Here’s a discussion on TRT World (Turkish World Service of sorts) on Bosnia, 25 years after the Srebrenica massacre.
I’m one of the pundits, joined by Denis Dzidic and Florian Bieber both making plenty of sense:
The sub-questions included:
Is there peace in the Balkans?
How long will the Dayton borders last?
Ah. Timescale! Or if you like, Wittgenstein: what is the standard for measuring success (or indeed for measuring measurement)?
I was asked (18.00) whether a land-swap between Kosovo and Serbia is a Pandora’s Box opening that might help Republika Srpska break away from Bosnia.
Answer: of course not.
Any such land-swap would happen ONLY because the leaderships in Priština and Belgrade agreed to it. As the Bosniacs won’t agree to RS breaking away, verily a Serbia/Kosovo deal strengthens their position as it reaffirms the principle that they need to agree!
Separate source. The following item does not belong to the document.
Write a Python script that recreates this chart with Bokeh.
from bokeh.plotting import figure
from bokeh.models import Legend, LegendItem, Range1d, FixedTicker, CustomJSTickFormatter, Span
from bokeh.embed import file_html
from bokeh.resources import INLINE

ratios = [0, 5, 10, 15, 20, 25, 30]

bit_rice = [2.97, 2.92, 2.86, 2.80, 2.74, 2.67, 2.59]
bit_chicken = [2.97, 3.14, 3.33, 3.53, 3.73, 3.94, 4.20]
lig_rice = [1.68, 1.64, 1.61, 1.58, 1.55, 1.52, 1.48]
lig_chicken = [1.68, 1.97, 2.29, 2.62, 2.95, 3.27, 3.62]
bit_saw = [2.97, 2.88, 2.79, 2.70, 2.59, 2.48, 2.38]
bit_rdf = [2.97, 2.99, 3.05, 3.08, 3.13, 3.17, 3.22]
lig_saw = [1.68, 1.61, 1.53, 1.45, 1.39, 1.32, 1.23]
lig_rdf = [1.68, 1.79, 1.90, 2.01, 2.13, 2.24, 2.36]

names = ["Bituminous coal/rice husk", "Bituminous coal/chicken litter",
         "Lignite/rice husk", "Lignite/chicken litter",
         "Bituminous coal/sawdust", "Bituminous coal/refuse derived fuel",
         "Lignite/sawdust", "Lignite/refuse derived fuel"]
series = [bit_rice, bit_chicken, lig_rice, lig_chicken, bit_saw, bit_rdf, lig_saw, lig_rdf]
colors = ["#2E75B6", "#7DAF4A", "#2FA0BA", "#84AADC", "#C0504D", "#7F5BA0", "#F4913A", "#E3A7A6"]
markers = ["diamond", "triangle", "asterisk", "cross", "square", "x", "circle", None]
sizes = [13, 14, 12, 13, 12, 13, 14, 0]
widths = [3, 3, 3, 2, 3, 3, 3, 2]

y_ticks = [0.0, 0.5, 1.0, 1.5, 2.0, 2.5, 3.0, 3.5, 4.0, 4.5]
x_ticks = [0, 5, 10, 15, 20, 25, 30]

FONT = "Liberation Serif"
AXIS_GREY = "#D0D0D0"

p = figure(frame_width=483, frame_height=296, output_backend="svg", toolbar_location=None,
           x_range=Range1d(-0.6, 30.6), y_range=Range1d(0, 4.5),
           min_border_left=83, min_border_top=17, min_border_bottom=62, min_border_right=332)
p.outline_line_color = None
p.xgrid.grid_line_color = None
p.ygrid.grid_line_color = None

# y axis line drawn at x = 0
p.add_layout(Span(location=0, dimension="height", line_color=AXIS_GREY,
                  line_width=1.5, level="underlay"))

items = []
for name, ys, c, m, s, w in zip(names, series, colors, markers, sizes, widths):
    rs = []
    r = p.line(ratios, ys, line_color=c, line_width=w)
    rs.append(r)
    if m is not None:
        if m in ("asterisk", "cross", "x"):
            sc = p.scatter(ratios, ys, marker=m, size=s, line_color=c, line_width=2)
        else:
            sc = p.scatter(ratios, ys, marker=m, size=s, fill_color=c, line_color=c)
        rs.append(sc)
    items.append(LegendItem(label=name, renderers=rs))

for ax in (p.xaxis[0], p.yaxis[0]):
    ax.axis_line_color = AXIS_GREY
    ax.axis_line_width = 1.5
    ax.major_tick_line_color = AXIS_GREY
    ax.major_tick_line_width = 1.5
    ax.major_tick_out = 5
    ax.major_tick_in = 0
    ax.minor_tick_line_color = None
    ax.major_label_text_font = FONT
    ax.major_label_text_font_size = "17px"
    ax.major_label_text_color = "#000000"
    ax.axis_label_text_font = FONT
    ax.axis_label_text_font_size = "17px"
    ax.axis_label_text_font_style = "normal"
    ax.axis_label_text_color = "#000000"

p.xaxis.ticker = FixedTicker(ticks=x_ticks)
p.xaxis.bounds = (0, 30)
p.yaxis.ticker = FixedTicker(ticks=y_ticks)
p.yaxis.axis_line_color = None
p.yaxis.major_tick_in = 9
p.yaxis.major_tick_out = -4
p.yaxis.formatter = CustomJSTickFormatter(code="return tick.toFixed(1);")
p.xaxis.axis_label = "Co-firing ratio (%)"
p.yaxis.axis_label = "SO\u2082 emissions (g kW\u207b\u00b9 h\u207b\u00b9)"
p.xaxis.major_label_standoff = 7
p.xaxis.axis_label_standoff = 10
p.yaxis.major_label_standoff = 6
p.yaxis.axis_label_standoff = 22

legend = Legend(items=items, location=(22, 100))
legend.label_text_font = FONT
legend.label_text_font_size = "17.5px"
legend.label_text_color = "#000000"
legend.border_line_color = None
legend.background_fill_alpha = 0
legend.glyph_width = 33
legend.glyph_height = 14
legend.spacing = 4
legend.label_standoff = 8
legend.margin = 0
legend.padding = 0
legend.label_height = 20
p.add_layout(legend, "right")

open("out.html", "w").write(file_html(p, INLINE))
Oh, and see what happened to Catalonia when it tried its clumsy independence-lunge.
So … will the conflict start all over again?
I make the point that the idea of ‘ethnic disarmament’ (as President Izetbegović called it) is difficult and profound: we keep talking as if there is a natural happy place on which these Yugoslav issues can park and stay unchanged and unchanging indefinitely, but there is no such place. See the map of Europe and this region for the past 1000 years or so:
“The Dayton borders may last for fifty years. But sooner or later the issue will arise again, because it always does!”
Conclusion from this rather good discussion, ?
It’s all Very Complicated.
And it does not follow from the fact that Republika Srpska is going nowhere that Bosnia is going somewhere. At any point in the past 25 years and maybe in the next 25 years we could have exactly the same discussion?